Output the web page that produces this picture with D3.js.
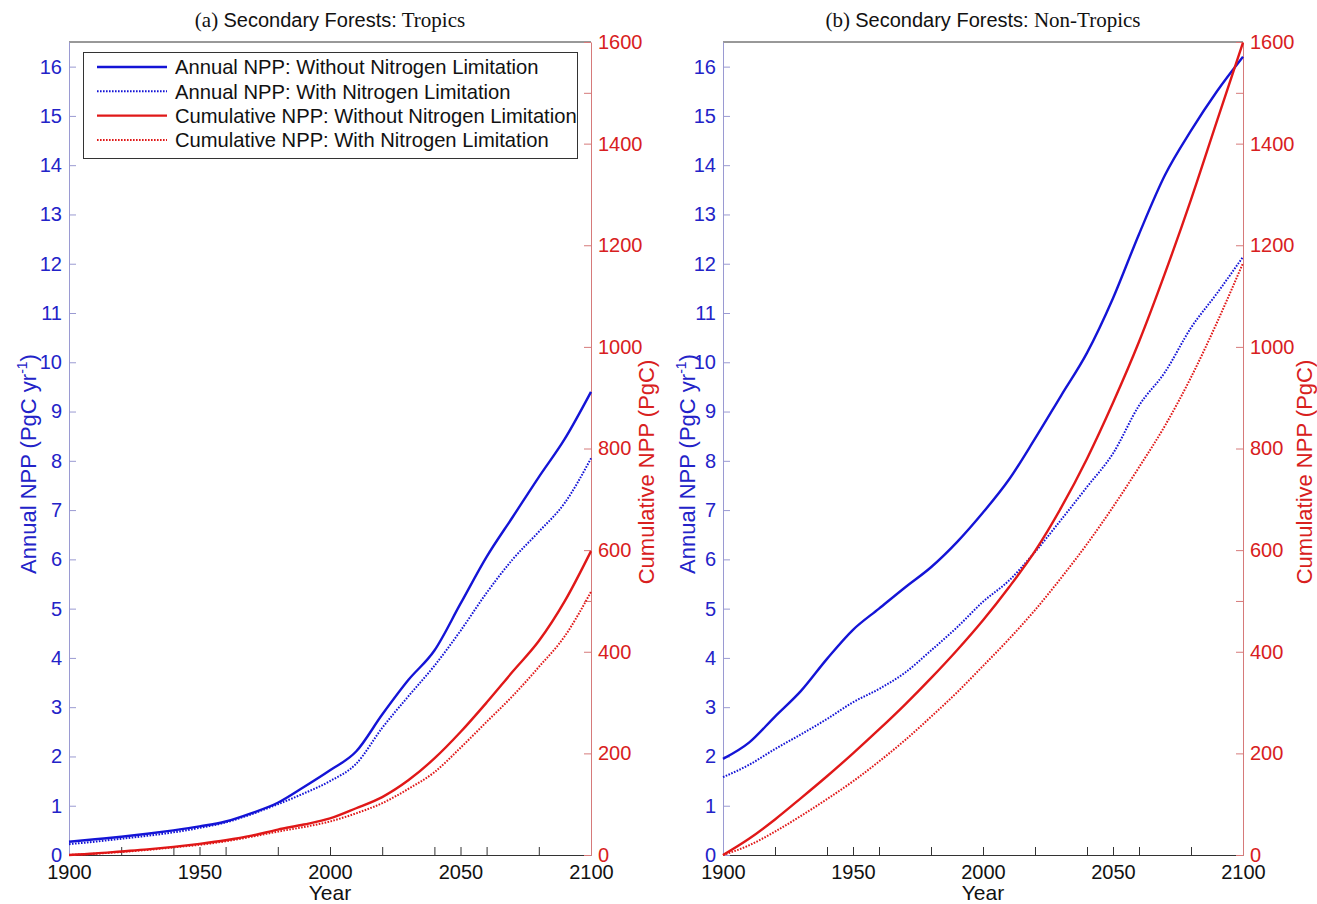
<!DOCTYPE html>
<html>
<head>
<meta charset="utf-8">
<script src="https://cdn.jsdelivr.net/npm/d3@7"></script>
<style>
  html, body { margin: 0; padding: 0; background: #fff; }
  svg text { font-family: "Liberation Sans", Arial, Helvetica, sans-serif; }
</style>
</head>
<body>
<svg id="chart" width="1317" height="904"></svg>
<script>
// ---- data -------------------------------------------------------------
const years = [1900, 1910, 1920, 1930, 1940, 1950, 1960, 1970, 1980, 1990, 2000,
               2010, 2020, 2030, 2040, 2050, 2060, 2070, 2080, 2090, 2100];

// (a) Tropics
const tropicsAnnualNoN = [0.27, 0.32, 0.37, 0.43, 0.50, 0.58, 0.68, 0.85, 1.06, 1.38, 1.72,
                          2.10, 2.85, 3.55, 4.15, 5.10, 6.05, 6.86, 7.67, 8.45, 9.40];
const tropicsAnnualN   = [0.22, 0.27, 0.33, 0.39, 0.46, 0.55, 0.66, 0.83, 1.03, 1.25, 1.50,
                          1.85, 2.58, 3.22, 3.84, 4.55, 5.32, 6.00, 6.56, 7.15, 8.05];
const tropicsCumNoN    = [0, 3, 7, 11, 16, 22, 29, 38, 50, 60, 72,
                          92, 114, 147, 190, 242, 300, 361, 421, 500, 598];
const tropicsCumN      = [0, 2.5, 6, 10, 15, 20, 27, 36, 46, 55, 66,
                          82, 102, 130, 163, 211, 262, 313, 370, 431, 518];

// (b) Non-Tropics
const nonTropicsAnnualNoN = [1.95, 2.28, 2.81, 3.33, 3.98, 4.57, 5.00, 5.43, 5.84, 6.35, 6.95,
                             7.62, 8.45, 9.32, 10.19, 11.30, 12.60, 13.80, 14.70, 15.50, 16.20];
const nonTropicsAnnualN   = [1.58, 1.83, 2.15, 2.45, 2.76, 3.10, 3.37, 3.70, 4.15, 4.62, 5.14,
                             5.57, 6.15, 6.80, 7.47, 8.15, 9.12, 9.80, 10.70, 11.40, 12.14];
const nonTropicsCumNoN    = [0, 32, 70, 112, 155, 200, 247, 296, 348, 403, 462,
                             527, 598, 683, 780, 890, 1010, 1145, 1290, 1445, 1599];
const nonTropicsCumN      = [0, 19, 46, 77, 110, 145, 184, 226, 272, 320, 372,
                             425, 482, 545, 612, 685, 763, 845, 940, 1048, 1165];

// ---- axes ticks -------------------------------------------------------
const yearLabelTicks = [1900, 1950, 2000, 2050, 2100];
const yearMinorTicks = [1920, 1940, 1960, 1980, 2020, 2040, 2060, 2080];
const annualTicks = d3.range(0, 17);
const cumLabelTicks = [0, 200, 400, 600, 800, 1000, 1200, 1400, 1600];
const cumExtraTicks = [500, 1500];

const panelTitles = [
  ["(a) ", "Secondary Forests:", " Tropics"],
  ["(b) ", "Secondary Forests:", " Non-Tropics"]
];
const legendLabels = [
  "Annual NPP: Without Nitrogen Limitation",
  "Annual NPP: With Nitrogen Limitation",
  "Cumulative NPP: Without Nitrogen Limitation",
  "Cumulative NPP: With Nitrogen Limitation"
];

// ---- styling ----------------------------------------------------------
const BLUE = "#1414d6";
const RED = "#e01818";
const BLUE_TEXT = "#2323c8";
const RED_TEXT = "#d82020";
const BLUE_AXIS = "#9a9ad2";
const RED_AXIS = "#d67a7a";

const svg = d3.select("#chart");
const plotTop = 42, plotBottom = 855;

const panels = [
  { x0: 69, x1: 591, title: panelTitles[0], leftLabelGap: 33, rightLabelGap: 63,
    series: [tropicsAnnualNoN, tropicsAnnualN, tropicsCumNoN, tropicsCumN], legend: true },
  { x0: 723, x1: 1243, title: panelTitles[1], leftLabelGap: 28, rightLabelGap: 69,
    series: [nonTropicsAnnualNoN, nonTropicsAnnualN, nonTropicsCumNoN, nonTropicsCumN], legend: false }
];

const styles = [
  { color: BLUE, dash: null, width: 2.4, axis: "left" },
  { color: BLUE, dash: "1.6 1.4", width: 2.0, axis: "left" },
  { color: RED, dash: null, width: 2.4, axis: "right" },
  { color: RED, dash: "1.6 1.4", width: 2.0, axis: "right" }
];

panels.forEach(p => {
  const x = d3.scaleLinear().domain([1900, 2100]).range([p.x0, p.x1]);
  const yL = d3.scaleLinear().domain([0, 16.5]).range([plotBottom, plotTop]);
  const yR = d3.scaleLinear().domain([0, 1600]).range([plotBottom, plotTop]);
  const g = svg.append("g");

  // frame top line
  g.append("line").attr("x1", p.x0).attr("x2", p.x1).attr("y1", plotTop).attr("y2", plotTop)
    .attr("stroke", "#333").attr("stroke-width", 1);

  // bottom axis
  const xAxis = d3.axisBottom(x)
    .tickValues(yearLabelTicks.concat(yearMinorTicks))
    .tickFormat(d => yearLabelTicks.includes(d) ? String(d) : "")
    .tickSizeInner(-8).tickSizeOuter(0).tickPadding(10);
  const gx = g.append("g").attr("transform", `translate(0,${plotBottom})`).call(xAxis);
  gx.select(".domain").attr("stroke", "#333");
  gx.selectAll(".tick line").attr("stroke", "#333");
  gx.selectAll("text").attr("font-size", 20).attr("fill", "#111")
    .attr("font-family", "Liberation Sans, Arial, sans-serif");

  // left axis
  const yAxisL = d3.axisLeft(yL).tickValues(annualTicks).tickFormat(d3.format("d"))
    .tickSizeInner(-7).tickSizeOuter(0).tickPadding(7);
  const gyl = g.append("g").attr("transform", `translate(${p.x0},0)`).call(yAxisL);
  gyl.select(".domain").attr("stroke", BLUE_AXIS);
  gyl.selectAll(".tick line").attr("stroke", BLUE_AXIS);
  gyl.selectAll("text").attr("font-size", 20).attr("fill", BLUE_TEXT)
    .attr("font-family", "Liberation Sans, Arial, sans-serif");

  // right axis
  const yAxisR = d3.axisRight(yR).tickValues(cumLabelTicks).tickFormat(d3.format("d"))
    .tickSizeInner(-7).tickSizeOuter(0).tickPadding(7);
  const gyr = g.append("g").attr("transform", `translate(${p.x1},0)`).call(yAxisR);
  gyr.select(".domain").attr("stroke", RED_AXIS);
  gyr.selectAll(".tick line").attr("stroke", RED_AXIS);
  gyr.selectAll("text").attr("font-size", 20).attr("fill", RED_TEXT)
    .attr("font-family", "Liberation Sans, Arial, sans-serif");
  const yAxisR2 = d3.axisRight(yR).tickValues(cumExtraTicks).tickFormat("")
    .tickSizeInner(-7).tickSizeOuter(0);
  const gyr2 = g.append("g").attr("transform", `translate(${p.x1},0)`).call(yAxisR2);
  gyr2.select(".domain").remove();
  gyr2.selectAll(".tick line").attr("stroke", RED_AXIS);

  // curves
  p.series.forEach((vals, i) => {
    const st = styles[i];
    const yS = st.axis === "left" ? yL : yR;
    const line = d3.line().x((d, k) => x(years[k])).y(d => yS(d)).curve(d3.curveMonotoneX);
    g.append("path").datum(vals)
      .attr("d", line)
      .attr("fill", "none")
      .attr("stroke", st.color)
      .attr("stroke-width", st.width)
      .attr("stroke-dasharray", st.dash)
      .attr("stroke-linejoin", "round");
  });

  // title
  const cx = (p.x0 + p.x1) / 2;
  const t = g.append("text").attr("x", cx).attr("y", 27).attr("text-anchor", "middle")
    .attr("font-size", 21).attr("fill", "#111");
  t.append("tspan").attr("font-family", "Liberation Serif, Times New Roman, serif").text(p.title[0]);
  t.append("tspan").attr("font-family", "Liberation Sans, Arial, sans-serif").attr("font-size", 20).text(p.title[1]);
  t.append("tspan").attr("font-family", "Liberation Serif, Times New Roman, serif").text(p.title[2]);

  // x label
  g.append("text").attr("x", cx).attr("y", 900).attr("text-anchor", "middle")
    .attr("font-size", 21).attr("fill", "#111").text("Year");

  // left y label
  const ly = g.append("text")
    .attr("transform", `translate(${p.x0 - p.leftLabelGap},464) rotate(-90)`)
    .attr("text-anchor", "middle").attr("font-size", 22).attr("fill", BLUE_TEXT);
  ly.append("tspan").text("Annual NPP (PgC yr");
  ly.append("tspan").attr("font-size", 14).attr("dy", -9).text("-1");
  ly.append("tspan").attr("dy", 9).text(")");

  // right y label
  g.append("text")
    .attr("transform", `translate(${p.x1 + p.rightLabelGap},472) rotate(-90)`)
    .attr("text-anchor", "middle").attr("font-size", 22).attr("fill", RED_TEXT)
    .text("Cumulative NPP (PgC)");

  // legend
  if (p.legend) {
    const lg = g.append("g");
    lg.append("rect").attr("x", 83.5).attr("y", 52.5).attr("width", 494).attr("height", 106)
      .attr("fill", "#fff").attr("stroke", "#333").attr("stroke-width", 1);
    const rowY = d3.scaleLinear().domain([0, 3]).range([67, 140]);
    legendLabels.forEach((lab, i) => {
      const st = styles[i];
      lg.append("line").attr("x1", 97).attr("x2", 167).attr("y1", rowY(i)).attr("y2", rowY(i))
        .attr("stroke", st.color).attr("stroke-width", st.width).attr("stroke-dasharray", st.dash);
      lg.append("text").attr("x", 175).attr("y", rowY(i)).attr("dy", "0.36em")
        .attr("font-size", 20.2).attr("fill", "#111").text(lab);
    });
  }
});
</script>
</body>
</html>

Goal:
Without the pictures, return the listing above from its first line through the line that has "425, 482, 545, 612, 685, 763, 845, 940, 1048, 1165];".

Expected output:
Output the web page that produces this picture with D3.js.
<!DOCTYPE html>
<html>
<head>
<meta charset="utf-8">
<script src="https://cdn.jsdelivr.net/npm/d3@7"></script>
<style>
  html, body { margin: 0; padding: 0; background: #fff; }
  svg text { font-family: "Liberation Sans", Arial, Helvetica, sans-serif; }
</style>
</head>
<body>
<svg id="chart" width="1317" height="904"></svg>
<script>
// ---- data -------------------------------------------------------------
const years = [1900, 1910, 1920, 1930, 1940, 1950, 1960, 1970, 1980, 1990, 2000,
               2010, 2020, 2030, 2040, 2050, 2060, 2070, 2080, 2090, 2100];

// (a) Tropics
const tropicsAnnualNoN = [0.27, 0.32, 0.37, 0.43, 0.50, 0.58, 0.68, 0.85, 1.06, 1.38, 1.72,
                          2.10, 2.85, 3.55, 4.15, 5.10, 6.05, 6.86, 7.67, 8.45, 9.40];
const tropicsAnnualN   = [0.22, 0.27, 0.33, 0.39, 0.46, 0.55, 0.66, 0.83, 1.03, 1.25, 1.50,
                          1.85, 2.58, 3.22, 3.84, 4.55, 5.32, 6.00, 6.56, 7.15, 8.05];
const tropicsCumNoN    = [0, 3, 7, 11, 16, 22, 29, 38, 50, 60, 72,
                          92, 114, 147, 190, 242, 300, 361, 421, 500, 598];
const tropicsCumN      = [0, 2.5, 6, 10, 15, 20, 27, 36, 46, 55, 66,
                          82, 102, 130, 163, 211, 262, 313, 370, 431, 518];

// (b) Non-Tropics
const nonTropicsAnnualNoN = [1.95, 2.28, 2.81, 3.33, 3.98, 4.57, 5.00, 5.43, 5.84, 6.35, 6.95,
                             7.62, 8.45, 9.32, 10.19, 11.30, 12.60, 13.80, 14.70, 15.50, 16.20];
const nonTropicsAnnualN   = [1.58, 1.83, 2.15, 2.45, 2.76, 3.10, 3.37, 3.70, 4.15, 4.62, 5.14,
                             5.57, 6.15, 6.80, 7.47, 8.15, 9.12, 9.80, 10.70, 11.40, 12.14];
const nonTropicsCumNoN    = [0, 32, 70, 112, 155, 200, 247, 296, 348, 403, 462,
                             527, 598, 683, 780, 890, 1010, 1145, 1290, 1445, 1599];
const nonTropicsCumN      = [0, 19, 46, 77, 110, 145, 184, 226, 272, 320, 372,
                             425, 482, 545, 612, 685, 763, 845, 940, 1048, 1165];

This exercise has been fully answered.